George Edwin Taylor (August 4, 1857 – December 23, 1925) was the first nominated African-American U.S. Presidential candidate, he was nominated by the National Negro Liberty Party in 1904. Taylor was not, however, the first Black person to run for president, that distinction belongs to Fredrick Douglass who first ran in 1848, seeking the Liberty Party nomination, but was beat out by Gerrit Smith.
Between 1900 and 1904, Taylor was president of the National Negro Democratic League. Southern Democrats were enacting laws that disfranchised most Black voters and were imposing segregation through “Jim Crow” laws. Northern Democrats seemed unwilling and/or unable to control the excesses of their Southern parties. The National Negro Democratic League was fractured by the debate over the issue of linking the nation’s currency to silver as well as to gold. By 1904, Taylor was positioned to abandon the party and bureau that he had led as president for two terms. It was not a good time to be a Black democrat. It also was a time when lynching was creeping northward and when scientific racism was gaining acceptance within the nation’s intellectual and scientific community. It was not a good time to be a Black American.
“Judge” Taylor made that change in 1904 when the executive committee of the newly formed National Negro Liberty Party asked him to become their candidate for the office of president of the United States. That party had its origin in Little Rock, Arkansas in 1897 when it was known as the Ex-Slave Petitioners’ Assembly. It was one of several leagues or assemblies that had formed at the end of the century to support bills then working their way through the United States Congress to grant pensions to former slaves. These leagues claimed that membership in a league was required to qualify for a pension, if and when Congress passed such a bill. In 1900, that Assembly reorganized as the National Industrial Council and in 1903 added issues of lynching, Jim Crow laws, disfranchisement, anti-imperialism and scientific racism to its agenda, broadening its appeal to Black voters in Northern and Midwestern states. In 1904 the Council moved its headquarters to Chicago, Illinois and reorganized as the National Negro Civil Liberty Party.
The first national convention of that new party convened in St. Louis, Missouri in July 1904, with plans to field candidates in states that had sizeable Black populations. Its platform included planks that dealt with disfranchisement, insufficient career opportunities for Blacks in the United States military, imperialism, public ownership of railroads, “self-government” for the District of Columbia (Washington, D.C.), lynching, and pensions for ex-slaves.
The convention also selected “Col.” William Thomas Scott of East St. Louis, Illinois as its candidate for the office of president of the United States for the 1904 election. When convention delegates had left St. Louis and when Scott was arrested and jailed for having failed to pay a fine imposed in 1901, the party’s executive committee turned to Taylor who had just stepped down as president of the National Negro Democratic League to lead the party’s ticket.

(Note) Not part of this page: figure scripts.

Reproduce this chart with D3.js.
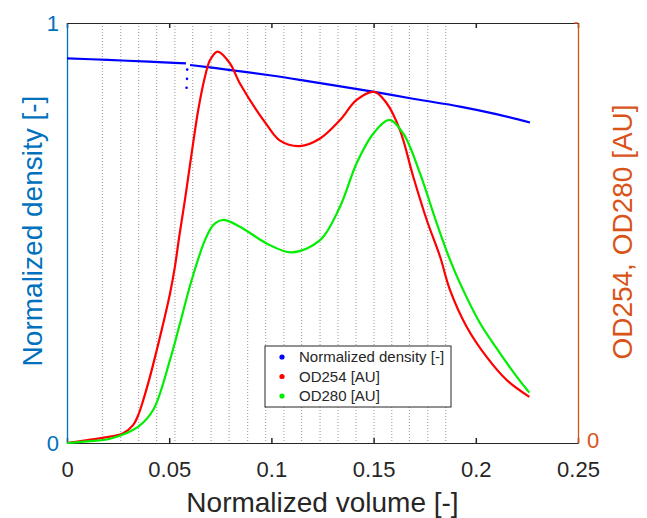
<!DOCTYPE html>
<html>
<head>
<meta charset="utf-8">
<script src="https://cdn.jsdelivr.net/npm/d3@7"></script>
<style>
  body { margin: 0; background: #fff; }
  svg { font-family: "Liberation Sans", Arial, sans-serif; }
</style>
</head>
<body>
<div id="chart"></div>
<script>
// normalized volume positions of each series
const densityVol = [0, 0.02, 0.04, 0.0582, null, 0.0602, 0.08, 0.1, 0.1148, 0.13, 0.1503, 0.17, 0.1923, 0.21, 0.2265];
const densityVal = [0.916, 0.912, 0.908, 0.904, null, 0.900, 0.888, 0.875, 0.864, 0.852, 0.836, 0.819, 0.801, 0.783, 0.763];
// the few stray density points near the fraction change
const strayVol = [0.0588, 0.0587, 0.0585];
const strayVal = [0.889, 0.867, 0.846];

const od254Vol = [0, 0.01, 0.021, 0.0275, 0.0324, 0.0349, 0.0373, 0.0406, 0.0439, 0.0471, 0.0504, 0.0528, 0.0549, 0.0577, 0.061, 0.0642, 0.0675, 0.07, 0.0737, 0.0797, 0.0846, 0.0977, 0.1042, 0.114, 0.1238, 0.1336, 0.1417, 0.1503, 0.1564, 0.1629, 0.1694, 0.176, 0.1825, 0.1874, 0.1955, 0.2053, 0.2151, 0.2262];
const od254Val = [0, 0.007, 0.015, 0.023, 0.043, 0.067, 0.102, 0.158, 0.221, 0.285, 0.356, 0.42, 0.491, 0.579, 0.69, 0.793, 0.872, 0.912, 0.932, 0.904, 0.856, 0.758, 0.72, 0.707, 0.725, 0.769, 0.817, 0.836, 0.809, 0.745, 0.634, 0.531, 0.444, 0.364, 0.277, 0.205, 0.15, 0.11];

const od280Vol = [0, 0.01, 0.021, 0.0349, 0.0422, 0.0504, 0.0553, 0.061, 0.0675, 0.0716, 0.0762, 0.0846, 0.0977, 0.1099, 0.1238, 0.1336, 0.1417, 0.1499, 0.1577, 0.1645, 0.1727, 0.1809, 0.1874, 0.1923, 0.2021, 0.2118, 0.22, 0.2262];
const od280Val = [0, 0.004, 0.01, 0.039, 0.079, 0.198, 0.285, 0.388, 0.483, 0.519, 0.531, 0.515, 0.475, 0.454, 0.483, 0.563, 0.666, 0.737, 0.769, 0.737, 0.642, 0.523, 0.436, 0.38, 0.285, 0.214, 0.158, 0.12];

// fraction boundaries (dotted vertical lines)
const fractionEdges = [0.0173, 0.0263, 0.0351, 0.0439, 0.0528, 0.0615, 0.0705, 0.0793, 0.0884, 0.0972, 0.1061, 0.1148, 0.1238, 0.1326, 0.1414, 0.1502, 0.1589, 0.1675, 0.1765, 0.1853];

const xTicks = [0, 0.05, 0.1, 0.15, 0.2, 0.25];
const xTickLabels = ["0", "0.05", "0.1", "0.15", "0.2", "0.25"];
const legendLabels = ["Normalized density [-]", "OD254 [AU]", "OD280 [AU]"];

const blueAxis = "#0072BD", orangeAxis = "#D95319", dark = "#262626";
const seriesColors = ["#0000ff", "#ff0000", "#00ee00"];

const margin = {top: 23, right: 69, bottom: 75, left: 67},
    width = 647 - margin.left - margin.right,
    height = 518 - margin.top - margin.bottom;

const svg = d3.select("#chart")
  .append("svg")
    .attr("width", 647)
    .attr("height", 518)
  .append("g")
    .attr("transform", `translate(${margin.left},${margin.top})`);

const x = d3.scaleLinear().domain([0, 0.25]).range([0, width]);
const yDen = d3.scaleLinear().domain([0, 1]).range([height, 0]);
const yOD = d3.scaleLinear().domain([0, 1]).range([height, 0]);

// dotted fraction lines
svg.append("g")
  .selectAll("line")
  .data(fractionEdges)
  .join("line")
    .attr("x1", d => x(d)).attr("x2", d => x(d))
    .attr("y1", 0).attr("y2", height)
    .attr("stroke", "#8a8a8a")
    .attr("stroke-width", 0.9)
    .attr("stroke-dasharray", "1,2");

// bottom axis, ticks point inward
const xAxis = svg.append("g")
  .attr("transform", `translate(0,${height})`)
  .call(d3.axisBottom(x).tickValues(xTicks).tickSize(-5).tickPadding(18)
    .tickFormat((d, i) => xTickLabels[i]));
xAxis.select(".domain").attr("stroke", dark);
xAxis.selectAll(".tick line").attr("stroke", dark).attr("stroke-width", 1.5);
xAxis.selectAll("text").attr("fill", dark).style("font-size", "22px")
  .style("font-family", "Liberation Sans, Arial, sans-serif");

// top border
const topAxis = svg.append("g")
  .call(d3.axisTop(x).tickValues(xTicks).tickSize(-5).tickFormat(""));
topAxis.select(".domain").attr("stroke", dark);
topAxis.selectAll(".tick line").attr("stroke", dark).attr("stroke-width", 1.5);

// left axis (density)
const leftAxis = svg.append("g")
  .call(d3.axisLeft(yDen).tickValues([0, 1]).tickSize(0).tickPadding(8).tickFormat(d3.format("d")));
leftAxis.select(".domain").attr("stroke", blueAxis).attr("stroke-width", 1.3);
leftAxis.selectAll("text").attr("fill", blueAxis).style("font-size", "22px")
  .style("font-family", "Liberation Sans, Arial, sans-serif");

// right axis (OD)
const rightAxis = svg.append("g")
  .attr("transform", `translate(${width},0)`)
  .call(d3.axisRight(yOD).tickValues([0]).tickSize(0).tickPadding(9).tickFormat(d3.format("d")));
rightAxis.select(".domain").attr("stroke", orangeAxis).attr("stroke-width", 1.3);
rightAxis.selectAll("text").attr("fill", orangeAxis).style("font-size", "22px")
  .attr("dy", "0.2em")
  .style("font-family", "Liberation Sans, Arial, sans-serif");
rightAxis.append("line").attr("x1", -4).attr("x2", 0).attr("y1", 0).attr("y2", 0)
  .attr("stroke", orangeAxis).attr("stroke-width", 1.3);

// series
function drawSeries(xs, ys, yScale, color) {
  const pts = xs.map((v, i) => [v, ys[i]]);
  svg.append("path")
    .datum(pts)
    .attr("fill", "none")
    .attr("stroke", color)
    .attr("stroke-width", 2.2)
    .attr("d", d3.line()
      .defined(d => d[0] != null)
      .curve(d3.curveCatmullRom.alpha(0.5))
      .x(d => x(d[0]))
      .y(d => yScale(d[1])));
}
drawSeries(densityVol, densityVal, yDen, seriesColors[0]);
svg.append("g")
  .selectAll("circle")
  .data(strayVol.map((v, i) => [v, strayVal[i]]))
  .join("circle")
    .attr("cx", d => x(d[0]))
    .attr("cy", d => yDen(d[1]))
    .attr("r", 1.3)
    .attr("fill", seriesColors[0]);
drawSeries(od254Vol, od254Val, yOD, seriesColors[1]);
drawSeries(od280Vol, od280Val, yOD, seriesColors[2]);

// axis labels
svg.append("text")
  .attr("x", width / 2)
  .attr("y", height + 69)
  .attr("text-anchor", "middle")
  .attr("fill", dark)
  .style("font-size", "28px")
  .text("Normalized volume [-]");

svg.append("text")
  .attr("transform", `translate(${42 - margin.left},${height / 2 - 2}) rotate(-90)`)
  .attr("text-anchor", "middle")
  .attr("fill", blueAxis)
  .style("font-size", "28px")
  .text("Normalized density [-]");

svg.append("text")
  .attr("transform", `translate(${632 - margin.left},${height / 2 - 1}) rotate(-90)`)
  .attr("text-anchor", "middle")
  .attr("fill", orangeAxis)
  .style("font-size", "28px")
  .text("OD254, OD280 [AU]");

// legend
const legend = svg.append("g")
  .attr("transform", `translate(${265 - margin.left},${346 - margin.top})`);
legend.append("rect")
  .attr("width", 186).attr("height", 61)
  .attr("fill", "#fff")
  .attr("stroke", dark)
  .attr("stroke-width", 1);
legend.selectAll("circle")
  .data(legendLabels)
  .join("circle")
    .attr("cx", 17)
    .attr("cy", (d, i) => 11 + i * 19.5)
    .attr("r", 2.6)
    .attr("fill", (d, i) => seriesColors[i]);
legend.selectAll("text")
  .data(legendLabels)
  .join("text")
    .attr("x", 34)
    .attr("y", (d, i) => 16 + i * 19.5)
    .attr("fill", dark)
    .style("font-size", "15px")
    .text(d => d);
</script>
</body>
</html>
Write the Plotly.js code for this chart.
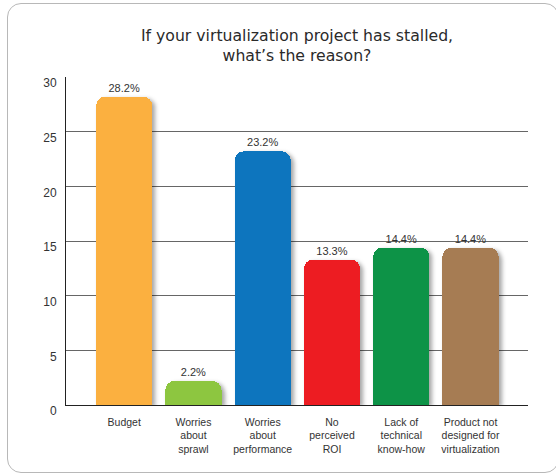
<!DOCTYPE html>
<html>
<head>
<meta charset="utf-8">
<script src="https://cdn.plot.ly/plotly-3.0.1.min.js"></script>
<style>
  html, body { margin: 0; padding: 0; background: #fff; overflow: hidden; width: 556px; height: 474px; }
  #frame { position: absolute; left: 7px; top: 3px; width: 552px; height: 470px;
           border: 1px solid #b8b8b8; border-radius: 14px; box-sizing: border-box; }
  #chart { position: absolute; left: 0; top: 0; width: 556px; height: 474px; }
</style>
</head>
<body>
<div id="frame"></div>
<div id="chart"></div>
<script>
const categories = [
  "Budget",
  "Worries<br>about<br>sprawl",
  "Worries<br>about<br>performance",
  "No<br>perceived<br>ROI",
  "Lack of<br>technical<br>know-how",
  "Product not<br>designed for<br>virtualization"
];
const values = [28.2, 2.2, 23.2, 13.3, 14.4, 14.4];
const valueLabels = ["28.2%", "2.2%", "23.2%", "13.3%", "14.4%", "14.4%"];
const barColors = ["#FBB040", "#8DC63F", "#1174BE", "#ED1C24", "#0E9347", "#A67C52"];
const yTicks = [0, 5, 10, 15, 20, 25, 30];

const trace = {
  type: "bar",
  x: categories.map((c, i) => i),
  y: values,
  text: valueLabels,
  textposition: "outside",
  cliponaxis: false,
  textfont: { family: "Liberation Sans, Arial, sans-serif", size: 11, color: "#333" },
  marker: { color: barColors, cornerradius: 9, line: { width: 0 } },
  width: 0.81,
  hoverinfo: "none"
};

const layout = {
  width: 556, height: 474,
  margin: { l: 65.5, r: 28, t: 77, b: 69 },
  paper_bgcolor: "rgba(0,0,0,0)",
  plot_bgcolor: "rgba(0,0,0,0)",
  showlegend: false,
  title: {
    text: "If your virtualization project has stalled,<br>what\u2019s the reason?",
    font: { family: "DejaVu Sans, sans-serif", size: 15.7, color: "#2a2a2a" },
    x: 0.5, xanchor: "center", y: 0.914, yanchor: "top", xref: "paper"
  },
  xaxis: {
    range: [-0.84, 5.83],
    tickmode: "array",
    tickvals: categories.map((c, i) => i),
    ticktext: categories,
    showgrid: false, zeroline: false,
    showline: true, linecolor: "#222", linewidth: 1,
    ticks: "",
    ticklabelstandoff: 7,
    tickfont: { family: "Liberation Sans, Arial, sans-serif", size: 10.5, color: "#333" },
    fixedrange: true
  },
  yaxis: {
    range: [0, 30],
    tickmode: "array",
    tickvals: yTicks,
    showgrid: true, gridcolor: "#666", gridwidth: 1,
    zeroline: false,
    showline: true, linecolor: "#222", linewidth: 1,
    ticks: "",
    ticklabelstandoff: 6,
    ticklabelshift: 6,
    tickfont: { family: "Liberation Sans, Arial, sans-serif", size: 12, color: "#333" },
    fixedrange: true
  },
  bargap: 0
};

Plotly.newPlot("chart", [trace], layout, { displayModeBar: false, staticPlot: true }).then(gd => {
  const svg = gd.querySelector("svg.main-svg");
  const ns = "http://www.w3.org/2000/svg";
  let defs = svg.querySelector("defs");
  if (!defs) { defs = document.createElementNS(ns, "defs"); svg.insertBefore(defs, svg.firstChild); }
  const f = document.createElementNS(ns, "filter");
  f.setAttribute("id", "barShadow");
  f.setAttribute("x", "-20%"); f.setAttribute("y", "-20%");
  f.setAttribute("width", "150%"); f.setAttribute("height", "150%");
  f.innerHTML = '<feDropShadow dx="3" dy="2" stdDeviation="2" flood-color="#000" flood-opacity="0.35"/>';
  defs.appendChild(f);
  gd.querySelectorAll(".barlayer .point path").forEach(p => p.setAttribute("filter", "url(#barShadow)"));
});
</script>
</body>
</html>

Taylor’s campaign in 1904 was unsuccessful. The party’s promise to put 300 speakers on the stump to support his candidacy and its plan to field 6,000 candidates for local offices failed to materialize. No newspaper supported the party. State laws kept the party from listing candidates officially on election ballots. Taylor’s name failed to be added to any state ballot. The votes he received were not recorded in state records. William Scott, who had been the party convention’s first choice as candidate, later estimated that the party had received 65,000 votes nationwide, a number that could not be verified.
After the 1904 election, Taylor briefly retreated to his farm near Hilton and Albia, Iowa and then moved to Ottumwa, Iowa for health reasons. At that time Ottumwa was known for its hot springs. He remained active within the dysfunctional National Negro Liberty Party and reconnected to the Democratic Party, supporting that party’s candidates for local offices. As a reward for that support, he was appointed to a patronage position as a policeman attached to Ottumwa’s district designated for Black residences and businesses, known regionally as the “Black belt,” “Badlands,” or “tenderloin.”
In 1908, he gave a keynote address to a “Union Convention” of Black political leagues that was held in Denver, Colorado at the same time that the National Democratic Party was meeting in that city. That “Union Convention” organized a National Negro Anti-Taft League that supported the candidacy of William Jennings Bryan, Democrat from Nebraska, for the office of president of the United States. Taylor was a member of that league’s committee on resolutions.
Son of a Slave
Taylor was born in Little Rock, Arkansas, the free Black son of Amanda Hines, a free Black woman and Nathan Taylor (a slave). When the State of Arkansas passed the Free Negro Expulsion Act in 1859, which required all free Blacks to leave the state or be seized, and, if they refused to leave after one year, be sold as slaves. Hines took infant George to Alton, Illinois, which was an antebellum center of the Underground Railroad on the Mississippi River and a major river port for the Union military once the Civil War began in 1861. Hines died of Tuberculosis in 1861 or 1862. George later claimed that he, an orphan, lived in storehouse boxes in Alton during the war years.
La Crosse period
A month after the war ended in 1865, at age 8, George landed at the docks of La Crosse, Wisconsin on board the Hawkeye State, a steam side-paddle wheeler that operated between St. Paul, Minnesota and St. Louis, Missouri. He attended school and obtained early experiences as a journalist and labor/political activist.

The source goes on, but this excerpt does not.